**GIVEN TASK:** Note how many lines include the word "chart", and give that number by itself.

**INFORMATION SHOWN:**
····················
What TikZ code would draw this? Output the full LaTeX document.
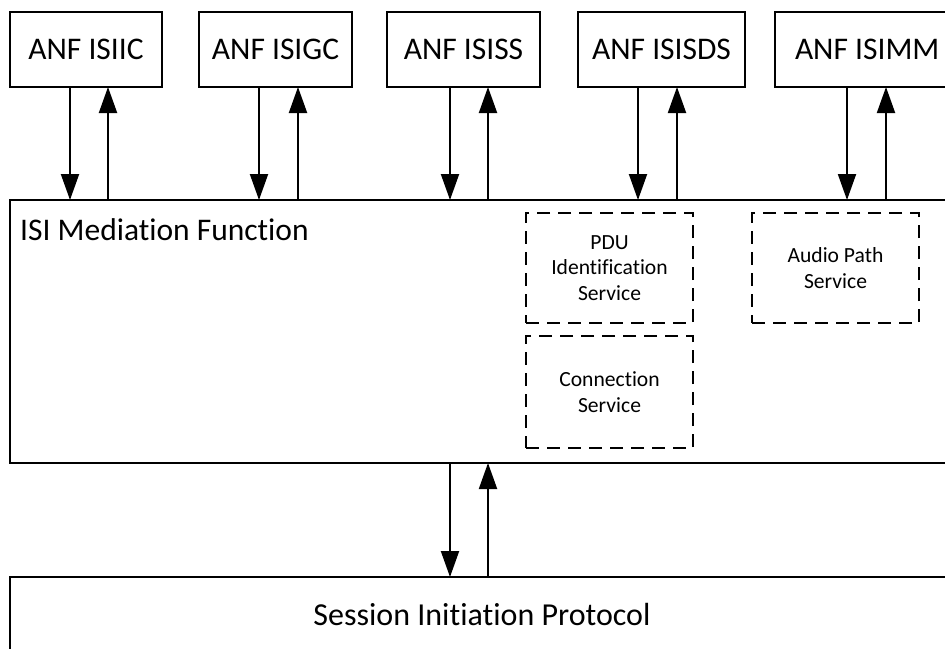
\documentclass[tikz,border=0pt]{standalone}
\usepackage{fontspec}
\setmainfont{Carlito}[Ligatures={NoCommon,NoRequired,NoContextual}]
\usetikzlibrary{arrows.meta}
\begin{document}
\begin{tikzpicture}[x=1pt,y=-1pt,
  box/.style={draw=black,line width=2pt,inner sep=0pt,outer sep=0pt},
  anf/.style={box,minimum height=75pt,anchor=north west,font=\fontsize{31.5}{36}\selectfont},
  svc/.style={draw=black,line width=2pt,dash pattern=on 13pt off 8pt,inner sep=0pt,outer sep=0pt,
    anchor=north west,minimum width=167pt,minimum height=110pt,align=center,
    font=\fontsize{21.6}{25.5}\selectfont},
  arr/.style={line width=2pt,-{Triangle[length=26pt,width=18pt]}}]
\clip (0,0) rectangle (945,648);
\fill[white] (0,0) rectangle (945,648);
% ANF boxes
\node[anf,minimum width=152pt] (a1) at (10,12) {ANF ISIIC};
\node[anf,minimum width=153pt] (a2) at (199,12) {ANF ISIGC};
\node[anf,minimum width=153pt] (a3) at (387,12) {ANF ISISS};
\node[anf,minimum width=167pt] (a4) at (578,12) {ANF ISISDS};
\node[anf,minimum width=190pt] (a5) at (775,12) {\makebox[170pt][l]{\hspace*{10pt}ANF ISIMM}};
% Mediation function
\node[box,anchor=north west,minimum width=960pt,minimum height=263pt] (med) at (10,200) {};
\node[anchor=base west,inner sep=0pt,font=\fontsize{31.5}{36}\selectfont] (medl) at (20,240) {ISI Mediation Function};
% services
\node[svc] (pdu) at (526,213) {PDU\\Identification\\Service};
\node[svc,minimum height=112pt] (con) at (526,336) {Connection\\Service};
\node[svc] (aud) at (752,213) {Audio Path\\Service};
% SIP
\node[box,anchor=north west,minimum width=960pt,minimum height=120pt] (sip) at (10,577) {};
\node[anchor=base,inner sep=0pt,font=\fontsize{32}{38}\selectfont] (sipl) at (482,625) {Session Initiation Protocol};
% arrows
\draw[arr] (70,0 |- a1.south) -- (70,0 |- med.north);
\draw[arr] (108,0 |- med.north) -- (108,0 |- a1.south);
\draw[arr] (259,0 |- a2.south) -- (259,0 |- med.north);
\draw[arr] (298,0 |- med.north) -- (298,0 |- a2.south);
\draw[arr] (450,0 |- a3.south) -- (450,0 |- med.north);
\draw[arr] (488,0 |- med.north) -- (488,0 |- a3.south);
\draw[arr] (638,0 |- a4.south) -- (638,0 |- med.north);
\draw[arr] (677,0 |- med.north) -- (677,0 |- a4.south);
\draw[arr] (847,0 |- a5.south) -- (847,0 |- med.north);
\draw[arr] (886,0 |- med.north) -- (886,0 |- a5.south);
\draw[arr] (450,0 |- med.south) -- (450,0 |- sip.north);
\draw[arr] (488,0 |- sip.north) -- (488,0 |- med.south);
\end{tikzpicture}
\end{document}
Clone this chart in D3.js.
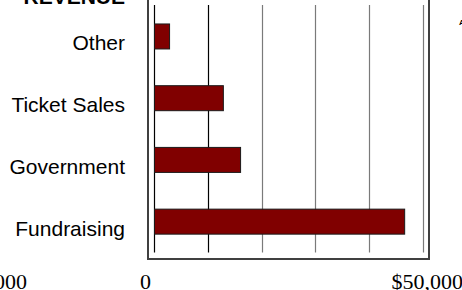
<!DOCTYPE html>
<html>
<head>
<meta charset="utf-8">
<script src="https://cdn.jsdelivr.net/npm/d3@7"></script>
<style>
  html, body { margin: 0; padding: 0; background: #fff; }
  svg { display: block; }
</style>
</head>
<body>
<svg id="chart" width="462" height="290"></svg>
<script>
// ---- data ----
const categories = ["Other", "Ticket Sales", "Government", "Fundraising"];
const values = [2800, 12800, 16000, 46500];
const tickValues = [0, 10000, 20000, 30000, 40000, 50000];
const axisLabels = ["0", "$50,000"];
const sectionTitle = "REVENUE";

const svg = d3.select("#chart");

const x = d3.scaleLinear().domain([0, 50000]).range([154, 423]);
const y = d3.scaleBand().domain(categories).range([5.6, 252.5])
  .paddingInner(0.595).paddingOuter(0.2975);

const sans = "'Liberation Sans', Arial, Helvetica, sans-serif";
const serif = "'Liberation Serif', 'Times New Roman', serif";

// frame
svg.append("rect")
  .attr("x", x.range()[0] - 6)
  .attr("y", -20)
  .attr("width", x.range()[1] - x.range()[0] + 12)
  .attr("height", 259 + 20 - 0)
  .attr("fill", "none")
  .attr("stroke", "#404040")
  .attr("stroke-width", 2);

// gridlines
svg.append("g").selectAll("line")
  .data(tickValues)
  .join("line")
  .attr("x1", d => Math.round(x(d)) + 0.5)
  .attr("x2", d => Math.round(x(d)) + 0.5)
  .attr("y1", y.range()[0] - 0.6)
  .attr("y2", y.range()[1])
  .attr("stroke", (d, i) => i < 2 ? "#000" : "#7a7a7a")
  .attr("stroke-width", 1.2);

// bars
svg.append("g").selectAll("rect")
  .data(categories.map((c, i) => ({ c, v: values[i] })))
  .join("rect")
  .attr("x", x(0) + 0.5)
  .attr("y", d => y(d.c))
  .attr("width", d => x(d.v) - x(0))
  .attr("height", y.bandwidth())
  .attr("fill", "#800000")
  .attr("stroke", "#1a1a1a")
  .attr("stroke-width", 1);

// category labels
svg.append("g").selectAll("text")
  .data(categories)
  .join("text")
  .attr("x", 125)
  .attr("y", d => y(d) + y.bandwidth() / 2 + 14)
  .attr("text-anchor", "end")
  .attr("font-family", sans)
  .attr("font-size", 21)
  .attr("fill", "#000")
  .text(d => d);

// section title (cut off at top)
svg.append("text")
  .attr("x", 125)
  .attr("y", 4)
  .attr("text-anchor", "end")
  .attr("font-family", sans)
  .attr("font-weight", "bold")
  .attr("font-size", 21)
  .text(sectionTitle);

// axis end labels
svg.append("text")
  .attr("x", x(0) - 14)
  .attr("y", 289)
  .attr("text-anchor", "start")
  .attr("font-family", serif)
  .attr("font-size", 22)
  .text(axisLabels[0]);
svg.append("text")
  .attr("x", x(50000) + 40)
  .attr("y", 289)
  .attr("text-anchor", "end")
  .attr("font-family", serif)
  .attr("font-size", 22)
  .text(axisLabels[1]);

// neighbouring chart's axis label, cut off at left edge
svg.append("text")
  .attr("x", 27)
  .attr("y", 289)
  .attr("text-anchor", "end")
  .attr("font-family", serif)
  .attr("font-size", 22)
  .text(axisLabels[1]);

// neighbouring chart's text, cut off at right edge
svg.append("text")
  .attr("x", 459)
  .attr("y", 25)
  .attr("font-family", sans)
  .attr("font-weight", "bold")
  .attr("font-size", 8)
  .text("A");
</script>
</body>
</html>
····················
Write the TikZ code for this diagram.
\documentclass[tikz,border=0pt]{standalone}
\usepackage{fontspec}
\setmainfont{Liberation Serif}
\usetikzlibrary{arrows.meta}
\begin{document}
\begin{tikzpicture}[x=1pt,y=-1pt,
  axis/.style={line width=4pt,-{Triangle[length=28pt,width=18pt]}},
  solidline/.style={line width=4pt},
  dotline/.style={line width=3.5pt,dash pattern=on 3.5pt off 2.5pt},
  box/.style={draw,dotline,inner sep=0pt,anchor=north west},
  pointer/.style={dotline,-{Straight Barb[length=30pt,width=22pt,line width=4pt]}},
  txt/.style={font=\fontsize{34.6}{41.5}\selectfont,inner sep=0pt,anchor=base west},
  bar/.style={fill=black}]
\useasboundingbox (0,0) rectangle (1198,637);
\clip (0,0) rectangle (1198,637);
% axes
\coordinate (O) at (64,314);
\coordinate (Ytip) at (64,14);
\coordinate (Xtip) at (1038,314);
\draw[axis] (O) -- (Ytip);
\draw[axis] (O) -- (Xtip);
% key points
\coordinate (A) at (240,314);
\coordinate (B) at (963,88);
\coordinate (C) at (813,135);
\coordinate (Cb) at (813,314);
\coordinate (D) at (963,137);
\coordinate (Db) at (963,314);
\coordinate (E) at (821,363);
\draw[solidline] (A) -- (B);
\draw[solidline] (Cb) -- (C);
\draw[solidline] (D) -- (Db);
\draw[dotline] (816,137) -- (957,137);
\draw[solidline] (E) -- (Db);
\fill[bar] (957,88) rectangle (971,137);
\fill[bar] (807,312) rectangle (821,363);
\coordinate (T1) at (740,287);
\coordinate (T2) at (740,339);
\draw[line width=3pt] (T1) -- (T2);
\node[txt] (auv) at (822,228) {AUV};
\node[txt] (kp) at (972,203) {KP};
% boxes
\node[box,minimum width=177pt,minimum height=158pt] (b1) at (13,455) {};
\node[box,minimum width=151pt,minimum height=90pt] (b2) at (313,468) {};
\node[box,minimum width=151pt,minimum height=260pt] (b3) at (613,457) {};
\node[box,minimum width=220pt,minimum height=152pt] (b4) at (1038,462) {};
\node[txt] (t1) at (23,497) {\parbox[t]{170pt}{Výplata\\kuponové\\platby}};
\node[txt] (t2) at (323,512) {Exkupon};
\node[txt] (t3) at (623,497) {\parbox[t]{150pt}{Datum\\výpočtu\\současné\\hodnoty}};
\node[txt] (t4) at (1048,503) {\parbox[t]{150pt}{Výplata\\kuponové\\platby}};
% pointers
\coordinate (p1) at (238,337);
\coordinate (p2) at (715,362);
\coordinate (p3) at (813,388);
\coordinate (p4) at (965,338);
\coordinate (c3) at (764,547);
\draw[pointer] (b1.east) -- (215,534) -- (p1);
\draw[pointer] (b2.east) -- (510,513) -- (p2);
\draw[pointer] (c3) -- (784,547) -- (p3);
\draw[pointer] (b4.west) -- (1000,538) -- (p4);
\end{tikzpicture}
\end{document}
····················
**CORRECT OUTPUT:** 5